For financial discipline it does not matter, government will borrow anyway because it can, and it will print money anyway because it can. Because borrowing and spending is politically easier than not spending. US government does not have any savings - taxpayers are its savings account. And as long as substantial amount of people think that raising taxes is a way to solve the problem of runaway government spending - this savings account will be used and abused endlessly. There's no reason for politically risky cuts if you could just borrow and tax.
The sad fact is US government is addicted to deficit. And no addict was ever cured by giving them access to more of the source of their addiction.
See here: http://projects.propublica.org/bailout/main/summary
TARP spent: 414bn
TARP returned: 346bn
So "almost" here is a bit of a stretch. But if we look at bigger picture, of all bailouts, it's 602bn spent and 387bn returned so far. That's 214bn still out there.
It's easy to pay TARP back in full when you can borrow at the Fed at 0% and lend at 5%. Favor. Education performance has stagnated ever since the DoEducation was created. Who benefited? Not me or my kids!
And the fact that we have third-rail (untouchable) programs in this country is NOT a strong argument in favor of more "investments".
"Education performance has stagnated ever since the DoEducation was created. Who benefited? Not me or my kids!"
Education performance lagging in the US is not the fault of it being federated. The shining education systems by competency in Math, Science, and Reading comprehension (S. Korea, Finland, Canada, New Zeland, and Ireland) all have federated education systems. FWIW, though, I love the idea of the Finnish 7-16 compulsory school then switching to academic (university) track or vocational (tech school/apprenticeship) track. That is something we can and should do here in the states.
> Education performance lagging in the US is not the fault of it being federated
It's not the fault of being federated, but obviously federating it here the way we did was a catastrophic waste of money and effort.
Maybe we should completely scrap the current waste of money and gradually put something else in place that works? I certainly don't trust the current power structure to do anything but continue to waste our federal education dollars.

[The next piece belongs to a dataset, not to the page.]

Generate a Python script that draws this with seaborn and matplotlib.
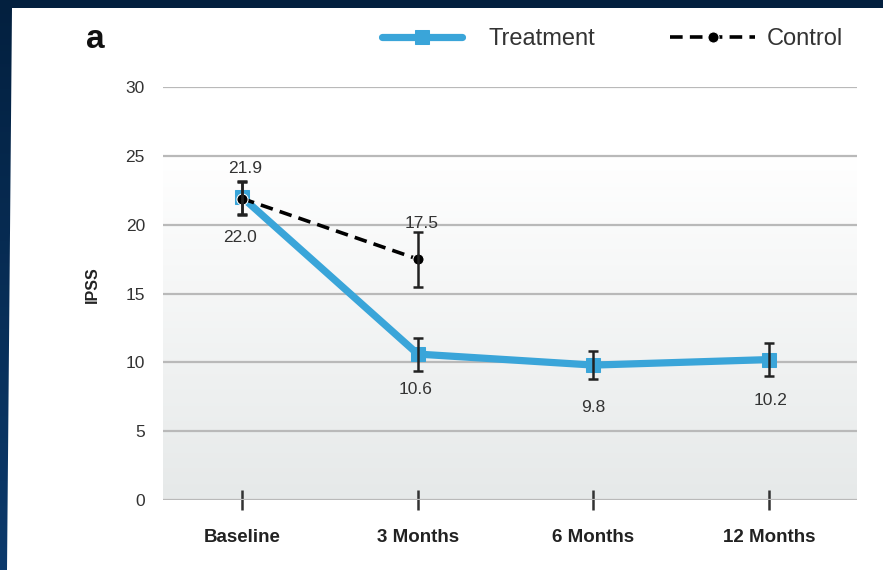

Countries with smaller population, smaller geographical area, or more homogenous culture are at some point more comparable to individual states in the US than the United States as a whole. "Federated" isn't very meaningful relative to other metrics when making international comparisons.
TARP money has been paid back almost in full, depending on who you talk to. The DoE budget is like an eyedropper full in the wake of an ocean, compared to the DoD and elderly entitlements. And, if you want $FAVORITE_CANDIDATE to touch Medicare and Social Security, you go right ahead. I'm quite positive they will smile and move on, knowing where their constituent bread is buttered come election time. Believe me when I say that the elderly are the most important lobby in the US, and they don't even have to spend a dime to influence almost every branch of government.